Anusara Yoga is a right handed Tantric philosophy. It’s about beauty. It’s about co-creating. About creating artful asanas with the body. Anusara means flowing with Grace. John says Anusara yogis are a merry band of Bohemian artists! I have also been drawn to Advaita (non-dual) studies. In advaita, there is no co-creating because there is no “co”. Only one! Union IS! It is what Ramana Maharshi spoke of so simply and so eloquently. I am inexplicably drawn to him and his teachings. But Ramana left his body before I was born and I have longed to sit with a living master. So I have been spending time with Francis Lucille in Temecula, California.
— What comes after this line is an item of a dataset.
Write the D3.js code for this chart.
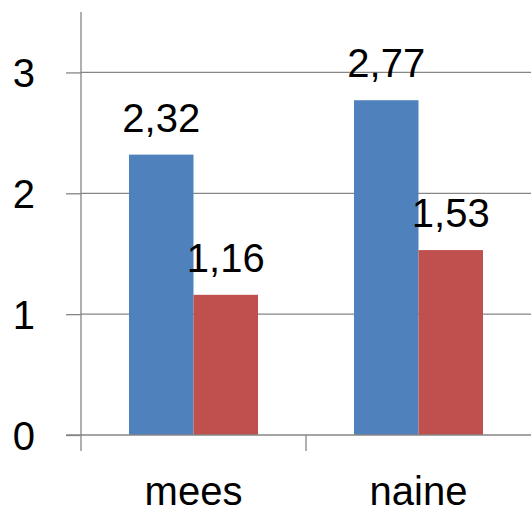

He is a warm, beautiful, funny, and very accessible teacher of advaita. I felt immediately welcome and at home with his friends and with him. His teachings are beautiful and they continue to work for me long after I return home from the retreats. Francis also loves beauty. He loves truth, he loves LOVE. What could be sweeter? So although the two philosophies are different in a fundamental way, they are both about finding truth and beauty and love. They are both about knowing the Self.
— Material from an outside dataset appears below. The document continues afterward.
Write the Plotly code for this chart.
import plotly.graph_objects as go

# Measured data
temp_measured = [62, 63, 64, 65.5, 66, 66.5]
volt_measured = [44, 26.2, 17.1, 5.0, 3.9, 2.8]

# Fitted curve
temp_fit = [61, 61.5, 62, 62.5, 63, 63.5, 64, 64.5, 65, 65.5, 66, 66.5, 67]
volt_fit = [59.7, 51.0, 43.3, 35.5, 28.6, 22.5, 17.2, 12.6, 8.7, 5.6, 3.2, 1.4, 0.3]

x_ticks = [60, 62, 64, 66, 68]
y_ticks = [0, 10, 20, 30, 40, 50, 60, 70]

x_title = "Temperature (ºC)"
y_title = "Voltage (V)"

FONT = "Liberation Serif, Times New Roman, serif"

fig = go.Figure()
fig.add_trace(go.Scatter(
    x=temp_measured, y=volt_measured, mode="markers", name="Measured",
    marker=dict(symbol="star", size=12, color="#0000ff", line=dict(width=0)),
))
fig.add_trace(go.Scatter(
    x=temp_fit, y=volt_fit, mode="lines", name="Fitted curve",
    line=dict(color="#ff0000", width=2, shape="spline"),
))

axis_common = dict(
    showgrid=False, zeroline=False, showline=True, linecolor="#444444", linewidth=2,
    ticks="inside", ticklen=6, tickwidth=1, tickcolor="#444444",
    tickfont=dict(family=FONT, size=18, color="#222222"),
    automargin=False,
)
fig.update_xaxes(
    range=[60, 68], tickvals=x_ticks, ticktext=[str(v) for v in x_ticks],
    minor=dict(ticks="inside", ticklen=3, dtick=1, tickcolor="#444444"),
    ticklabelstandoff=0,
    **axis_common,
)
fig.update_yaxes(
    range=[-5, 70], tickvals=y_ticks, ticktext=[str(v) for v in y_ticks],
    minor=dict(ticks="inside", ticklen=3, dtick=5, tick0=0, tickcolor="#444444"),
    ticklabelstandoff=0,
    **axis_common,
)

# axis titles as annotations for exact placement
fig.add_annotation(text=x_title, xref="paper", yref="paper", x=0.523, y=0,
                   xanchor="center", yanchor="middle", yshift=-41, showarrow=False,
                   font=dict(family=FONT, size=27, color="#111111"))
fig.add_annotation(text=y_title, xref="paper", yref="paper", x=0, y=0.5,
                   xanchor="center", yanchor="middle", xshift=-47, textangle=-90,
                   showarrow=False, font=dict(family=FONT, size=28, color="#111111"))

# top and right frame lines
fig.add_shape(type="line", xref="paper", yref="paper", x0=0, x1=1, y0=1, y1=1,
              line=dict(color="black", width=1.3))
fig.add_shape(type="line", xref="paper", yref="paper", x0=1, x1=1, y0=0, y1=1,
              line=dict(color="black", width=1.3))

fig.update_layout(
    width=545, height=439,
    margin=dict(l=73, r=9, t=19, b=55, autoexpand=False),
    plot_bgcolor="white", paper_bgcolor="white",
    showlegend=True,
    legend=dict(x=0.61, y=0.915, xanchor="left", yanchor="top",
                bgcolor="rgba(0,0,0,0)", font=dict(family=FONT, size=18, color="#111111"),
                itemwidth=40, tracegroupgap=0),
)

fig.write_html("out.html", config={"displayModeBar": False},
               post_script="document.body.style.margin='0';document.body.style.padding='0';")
I have been blessed with some of the finest teachers on earth. In addition to the teachers already mentioned, I have appreciated the teachings I received from Jeff Migdow at Kripalu, and from Ravi Singh (kundalini yoga) and the guidance I received from The American Sanskrit Institute. I am currently studying a Sanskrit program developed by Cynthia Churchill at Mindflow Learning titled Devanagari: Gateway to Sanskrit. I hold it in high regard and recommend it without reservation to beginners of Sanskrit studies. And I am eternally humbled and honored to be in the presence of the many individuals who have studied with me and shared their experiences of yoga and of life with all of us at The Yoga Studio in Stevens Point, WI. I also get to meet many new faces in my travels and have befriended many gifted yoga teachers and yogis along the way. I include them all in my prayers of gratitude.